Friday, April 27, 2007

Youth Fear Family Breakdown and Being Alone

This is an interesting report:
Family breakdown tops the list of concerns for young people when discussing their futures, while getting married and having children are overwhelmingly popular life goals, according to a survey.
The findings were released this week by New America Media, in cooperation with the University of California Office of the President and Bendixen & Associates research company.

Young people have a "fear of winding up alone," said Sandy Close, executive director of New America Media, an association for 700 ethnic news organizations that was founded in 1996 by the Pacific News Service.

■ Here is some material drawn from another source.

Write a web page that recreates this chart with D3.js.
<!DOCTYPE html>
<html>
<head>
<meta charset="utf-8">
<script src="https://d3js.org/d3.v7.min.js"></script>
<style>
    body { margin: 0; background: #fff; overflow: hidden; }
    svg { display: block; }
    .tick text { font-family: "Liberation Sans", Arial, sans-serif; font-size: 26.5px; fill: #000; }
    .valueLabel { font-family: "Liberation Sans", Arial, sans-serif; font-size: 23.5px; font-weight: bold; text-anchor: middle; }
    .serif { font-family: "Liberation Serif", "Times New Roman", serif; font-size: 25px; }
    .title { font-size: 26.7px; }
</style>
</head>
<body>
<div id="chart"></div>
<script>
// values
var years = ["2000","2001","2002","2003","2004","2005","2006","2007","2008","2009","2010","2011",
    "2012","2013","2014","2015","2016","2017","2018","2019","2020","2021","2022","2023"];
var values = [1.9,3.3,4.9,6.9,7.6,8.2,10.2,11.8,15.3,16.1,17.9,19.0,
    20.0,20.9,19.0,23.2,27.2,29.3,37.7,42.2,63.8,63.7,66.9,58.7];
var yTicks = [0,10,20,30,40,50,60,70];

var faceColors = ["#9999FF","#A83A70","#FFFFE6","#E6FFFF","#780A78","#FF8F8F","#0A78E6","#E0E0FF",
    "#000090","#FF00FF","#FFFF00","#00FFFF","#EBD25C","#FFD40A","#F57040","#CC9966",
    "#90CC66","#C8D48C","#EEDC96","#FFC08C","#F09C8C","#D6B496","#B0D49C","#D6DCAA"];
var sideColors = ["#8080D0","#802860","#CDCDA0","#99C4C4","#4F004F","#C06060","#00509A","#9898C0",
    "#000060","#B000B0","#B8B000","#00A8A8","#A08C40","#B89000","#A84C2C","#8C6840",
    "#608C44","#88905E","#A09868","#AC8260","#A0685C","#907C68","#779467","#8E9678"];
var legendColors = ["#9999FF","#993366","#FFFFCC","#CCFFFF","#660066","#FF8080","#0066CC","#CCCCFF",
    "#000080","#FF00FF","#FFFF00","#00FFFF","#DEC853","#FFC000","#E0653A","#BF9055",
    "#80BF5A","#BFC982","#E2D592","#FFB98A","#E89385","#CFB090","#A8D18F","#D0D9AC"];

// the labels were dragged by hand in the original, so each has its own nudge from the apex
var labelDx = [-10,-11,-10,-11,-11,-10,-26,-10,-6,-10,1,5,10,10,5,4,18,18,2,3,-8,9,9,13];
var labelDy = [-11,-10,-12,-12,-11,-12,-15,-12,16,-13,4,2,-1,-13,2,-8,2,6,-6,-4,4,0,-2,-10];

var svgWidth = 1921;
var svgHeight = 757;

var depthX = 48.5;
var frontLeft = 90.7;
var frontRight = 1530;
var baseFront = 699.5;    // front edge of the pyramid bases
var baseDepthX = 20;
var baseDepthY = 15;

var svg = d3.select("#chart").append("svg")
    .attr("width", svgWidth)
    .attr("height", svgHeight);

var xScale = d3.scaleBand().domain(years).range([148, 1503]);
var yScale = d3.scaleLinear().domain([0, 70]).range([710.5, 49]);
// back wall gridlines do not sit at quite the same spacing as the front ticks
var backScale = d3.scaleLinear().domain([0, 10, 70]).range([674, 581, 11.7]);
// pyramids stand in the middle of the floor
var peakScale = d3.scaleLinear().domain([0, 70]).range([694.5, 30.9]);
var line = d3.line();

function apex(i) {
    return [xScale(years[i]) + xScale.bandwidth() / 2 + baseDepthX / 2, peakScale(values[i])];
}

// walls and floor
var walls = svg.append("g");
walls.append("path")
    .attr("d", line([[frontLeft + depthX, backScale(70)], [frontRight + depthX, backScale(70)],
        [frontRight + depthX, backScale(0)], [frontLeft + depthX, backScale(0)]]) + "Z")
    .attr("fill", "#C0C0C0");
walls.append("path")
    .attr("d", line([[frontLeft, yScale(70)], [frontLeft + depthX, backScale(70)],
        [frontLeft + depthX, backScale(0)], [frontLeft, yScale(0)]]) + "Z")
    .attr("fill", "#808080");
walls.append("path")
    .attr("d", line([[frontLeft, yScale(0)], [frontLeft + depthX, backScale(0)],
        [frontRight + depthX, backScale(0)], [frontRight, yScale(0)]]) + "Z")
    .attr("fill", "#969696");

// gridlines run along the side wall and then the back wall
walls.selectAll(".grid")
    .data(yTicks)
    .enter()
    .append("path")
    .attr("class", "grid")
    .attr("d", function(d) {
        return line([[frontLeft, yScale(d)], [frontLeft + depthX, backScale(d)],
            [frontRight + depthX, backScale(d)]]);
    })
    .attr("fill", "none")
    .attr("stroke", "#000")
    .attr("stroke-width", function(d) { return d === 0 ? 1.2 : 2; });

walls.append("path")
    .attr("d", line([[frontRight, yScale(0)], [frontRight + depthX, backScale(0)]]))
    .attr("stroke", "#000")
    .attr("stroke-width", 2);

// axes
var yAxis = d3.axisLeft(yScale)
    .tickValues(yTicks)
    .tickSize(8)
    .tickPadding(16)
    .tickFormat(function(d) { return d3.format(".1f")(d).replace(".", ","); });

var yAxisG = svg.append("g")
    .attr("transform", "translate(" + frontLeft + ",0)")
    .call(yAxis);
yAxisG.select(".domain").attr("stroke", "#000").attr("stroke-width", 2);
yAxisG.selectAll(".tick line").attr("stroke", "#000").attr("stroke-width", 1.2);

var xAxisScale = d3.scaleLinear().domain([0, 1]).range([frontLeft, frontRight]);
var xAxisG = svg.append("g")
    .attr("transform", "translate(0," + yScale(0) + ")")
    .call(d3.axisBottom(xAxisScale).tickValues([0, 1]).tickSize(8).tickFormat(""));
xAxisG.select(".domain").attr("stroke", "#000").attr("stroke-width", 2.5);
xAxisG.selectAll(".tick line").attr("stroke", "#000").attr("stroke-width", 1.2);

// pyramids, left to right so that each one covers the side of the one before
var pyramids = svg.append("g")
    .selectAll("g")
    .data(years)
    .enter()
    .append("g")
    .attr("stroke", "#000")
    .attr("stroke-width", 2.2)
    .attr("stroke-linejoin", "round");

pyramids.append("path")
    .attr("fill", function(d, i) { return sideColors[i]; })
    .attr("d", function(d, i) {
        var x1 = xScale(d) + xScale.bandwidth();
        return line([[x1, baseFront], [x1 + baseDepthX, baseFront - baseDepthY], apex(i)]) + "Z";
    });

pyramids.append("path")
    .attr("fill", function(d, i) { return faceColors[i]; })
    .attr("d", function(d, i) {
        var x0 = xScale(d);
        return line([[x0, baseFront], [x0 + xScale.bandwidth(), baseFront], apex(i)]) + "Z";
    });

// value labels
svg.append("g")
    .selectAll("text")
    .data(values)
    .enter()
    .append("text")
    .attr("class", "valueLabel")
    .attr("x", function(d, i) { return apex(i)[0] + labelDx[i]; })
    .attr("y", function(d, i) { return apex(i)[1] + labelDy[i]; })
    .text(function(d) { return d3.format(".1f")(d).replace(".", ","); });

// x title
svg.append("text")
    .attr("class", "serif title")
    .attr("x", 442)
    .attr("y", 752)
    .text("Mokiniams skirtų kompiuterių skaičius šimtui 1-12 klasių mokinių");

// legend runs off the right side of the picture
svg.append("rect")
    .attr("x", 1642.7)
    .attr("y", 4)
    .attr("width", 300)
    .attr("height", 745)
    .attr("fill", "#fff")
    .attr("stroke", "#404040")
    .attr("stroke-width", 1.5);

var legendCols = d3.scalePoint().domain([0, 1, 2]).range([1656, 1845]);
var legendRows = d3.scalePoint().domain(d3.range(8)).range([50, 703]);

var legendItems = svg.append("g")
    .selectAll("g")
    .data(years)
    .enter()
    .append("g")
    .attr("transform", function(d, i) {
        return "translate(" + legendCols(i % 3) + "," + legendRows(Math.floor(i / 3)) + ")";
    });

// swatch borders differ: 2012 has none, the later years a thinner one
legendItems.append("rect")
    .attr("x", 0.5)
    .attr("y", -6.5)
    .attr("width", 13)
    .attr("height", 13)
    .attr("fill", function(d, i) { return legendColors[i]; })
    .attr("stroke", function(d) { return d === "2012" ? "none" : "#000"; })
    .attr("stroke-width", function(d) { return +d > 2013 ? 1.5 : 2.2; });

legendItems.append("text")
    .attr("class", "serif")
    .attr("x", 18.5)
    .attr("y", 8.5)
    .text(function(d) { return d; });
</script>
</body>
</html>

Members of the new generation, who spend much of their time on cell phones and text messaging, and "who we think of really as the connected generation is, in a way, most afraid of winding up without intimate connections," she said. There is a "deep yearning for traditional structures and values."

Another hallmark of this generation is its embrace of a cross-cultural "global society," said Ms. Close. Fifty-three percent of white youths and Asian youths say most of their friends are of a different race/ethnicity, while a smaller 41 percent of blacks and Hispanics say the same.

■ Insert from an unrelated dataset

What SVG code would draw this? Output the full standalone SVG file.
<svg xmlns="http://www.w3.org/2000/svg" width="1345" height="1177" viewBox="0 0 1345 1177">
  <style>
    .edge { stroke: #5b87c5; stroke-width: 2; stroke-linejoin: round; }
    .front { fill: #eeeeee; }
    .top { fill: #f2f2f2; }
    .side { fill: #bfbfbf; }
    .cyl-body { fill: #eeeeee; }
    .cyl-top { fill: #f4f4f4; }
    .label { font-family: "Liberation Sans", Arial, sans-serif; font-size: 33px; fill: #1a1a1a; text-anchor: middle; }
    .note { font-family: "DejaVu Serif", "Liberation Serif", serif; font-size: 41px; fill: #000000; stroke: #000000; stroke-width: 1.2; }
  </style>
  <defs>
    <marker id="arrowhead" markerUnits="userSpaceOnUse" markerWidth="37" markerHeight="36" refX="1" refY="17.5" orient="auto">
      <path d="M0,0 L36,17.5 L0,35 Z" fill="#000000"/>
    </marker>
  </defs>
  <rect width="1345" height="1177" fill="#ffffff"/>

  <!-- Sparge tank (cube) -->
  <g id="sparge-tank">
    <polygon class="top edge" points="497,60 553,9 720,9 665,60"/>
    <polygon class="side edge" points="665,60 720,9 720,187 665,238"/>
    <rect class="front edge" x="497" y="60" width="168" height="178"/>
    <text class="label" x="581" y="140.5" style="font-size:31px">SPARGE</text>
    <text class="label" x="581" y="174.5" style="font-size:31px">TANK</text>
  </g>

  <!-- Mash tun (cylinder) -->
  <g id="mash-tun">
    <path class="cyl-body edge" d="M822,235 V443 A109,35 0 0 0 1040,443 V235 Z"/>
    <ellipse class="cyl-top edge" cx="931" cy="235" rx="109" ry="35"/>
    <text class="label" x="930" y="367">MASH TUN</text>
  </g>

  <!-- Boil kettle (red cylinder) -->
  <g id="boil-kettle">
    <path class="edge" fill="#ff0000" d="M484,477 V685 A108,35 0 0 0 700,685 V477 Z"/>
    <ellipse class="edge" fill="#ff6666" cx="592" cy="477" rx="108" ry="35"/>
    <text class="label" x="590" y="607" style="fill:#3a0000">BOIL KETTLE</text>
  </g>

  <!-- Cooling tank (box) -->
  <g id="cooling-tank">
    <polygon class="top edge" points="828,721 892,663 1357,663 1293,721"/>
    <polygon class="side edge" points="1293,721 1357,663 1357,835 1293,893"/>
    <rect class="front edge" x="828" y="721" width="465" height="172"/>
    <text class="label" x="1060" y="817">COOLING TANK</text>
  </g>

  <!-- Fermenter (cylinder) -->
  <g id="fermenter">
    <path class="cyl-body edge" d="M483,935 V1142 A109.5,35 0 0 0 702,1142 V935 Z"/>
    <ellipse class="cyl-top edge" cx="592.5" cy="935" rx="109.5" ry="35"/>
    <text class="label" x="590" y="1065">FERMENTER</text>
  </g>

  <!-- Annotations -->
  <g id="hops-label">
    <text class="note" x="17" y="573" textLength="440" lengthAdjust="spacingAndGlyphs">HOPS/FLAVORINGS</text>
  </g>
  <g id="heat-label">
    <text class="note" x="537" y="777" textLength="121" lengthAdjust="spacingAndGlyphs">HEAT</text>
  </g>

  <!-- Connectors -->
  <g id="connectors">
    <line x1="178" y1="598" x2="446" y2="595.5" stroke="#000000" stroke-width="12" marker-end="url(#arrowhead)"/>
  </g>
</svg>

Sixty-five percent of those ages 16 to 22 said they had dated someone of a different race, and 87 percent said they would be willing to marry someone of a different race. "So this is a generation that has worked through, in their own experience, problems their parents are still wrestling with," Ms. Close said.

The survey asked the 601 youths, 80 percent of whom were born in California, 7 percent elsewhere in the United States and 12 percent outside the United States, to identify "the most pressing issue facing your generation in the world today."

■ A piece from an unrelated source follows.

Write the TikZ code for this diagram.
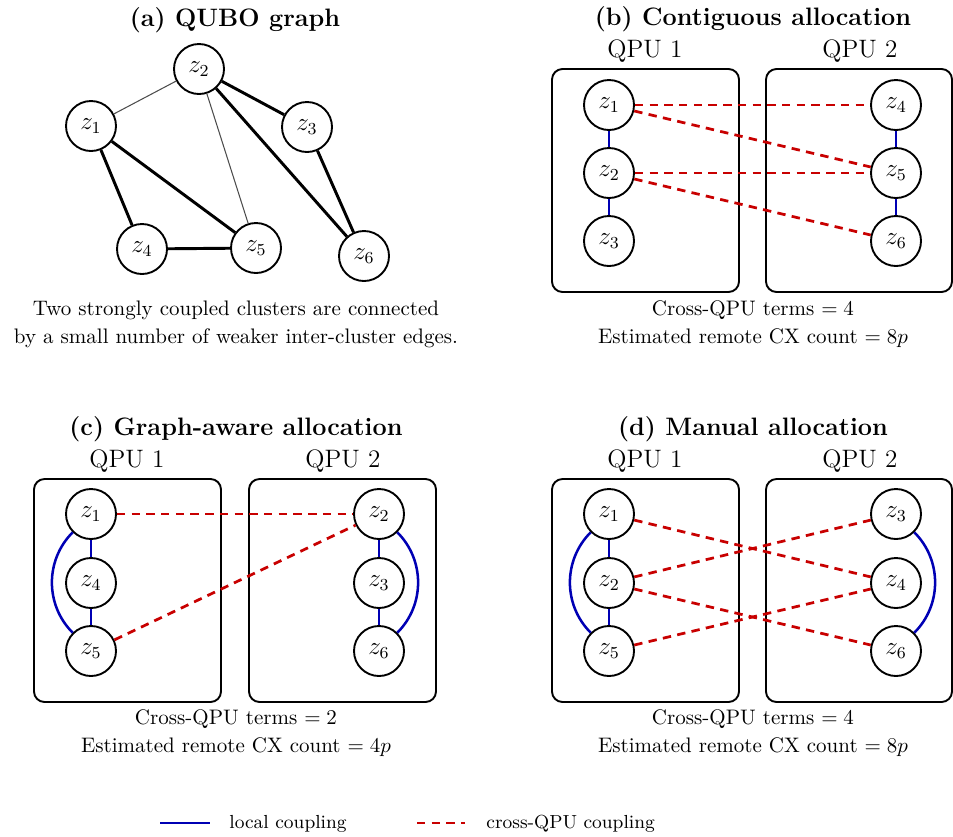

Twenty-four percent chose "family breakdown" as their biggest concern, followed by violence in local communities (22 percent), poverty (17 percent) and global warming (14 percent).

War and government issues ranked low on the list; drugs, "environmental issues in general," "economic issues" and "racism/discrimination" barely registered.
I think I have a few problems with the methodology and sample, but the results are none the less interesting. If this survey is in any way indicative of how younger people think, most political leaders are making the wrong appeal to them.